I brought the fact they block open the doors from my experience of having to account for disabled door alarms and other bypasses to areas meant to contain sensitive customer info. Its a real problem solvable by having shredders & screen savers internally to the command center.
In my experience its the "entitled" IT that typically steal. What happened to the old parts locked up in some drawer from all that upgrading last month? Its now in somebody's home system or ebay'd without a trace.
As for low skill employee, contractor petty theft (phones, change, purses) that is an entirely different realm of security.
However being wiped out of laptops and HDTVs either in one fell swoop (stupid criminals who have to fence a big score) or trickling them out (smarter but still stupid criminals who open up an opportunity for surveillance) is not the issue.
The financial loss is not the IT management concern. Equipment should already in plan to be replaced and insurance covers real theft.
However explaining to management the downtime, that the laptops went out the door without encrypted partitions, that the serial numbers of equipment were never inventoried is a bigger theft -- IT guys ought to know this as stock and trade and if they were paid big money for no real work -- this is basically ripping off the stockholders/owners. IT & management took "big" money for not doing basic diligence in their work.
Anyhow most every large building has a door -- the smokers door -- that never latches and just needs a few tugs or leverage to pop open.

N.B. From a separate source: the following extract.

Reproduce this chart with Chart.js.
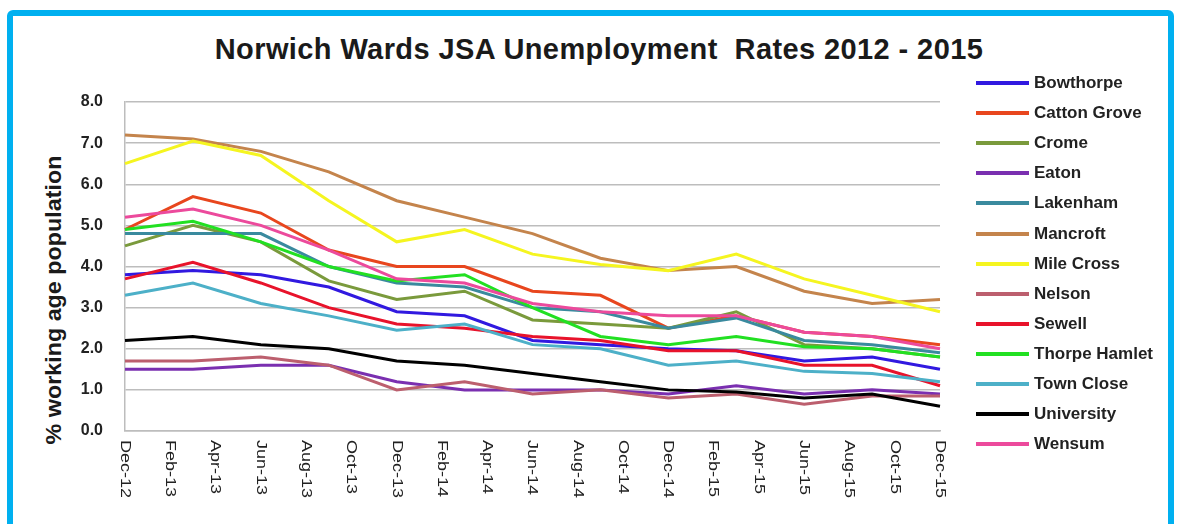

Its just a matter of observation and turning doorknobs. I'm sure the building rent-a-cop does that right?
Those criminals that try to score used electronics probably already need rehab. Else want to fence them for cash for getting presents for the wife or girlfriends.
No criminal retires on the fortune accrued by stolen used electronics from a business.
If they were organized they would hijack a trailer headed to bestbuy or frys and live well for a few months or 1/2 a year.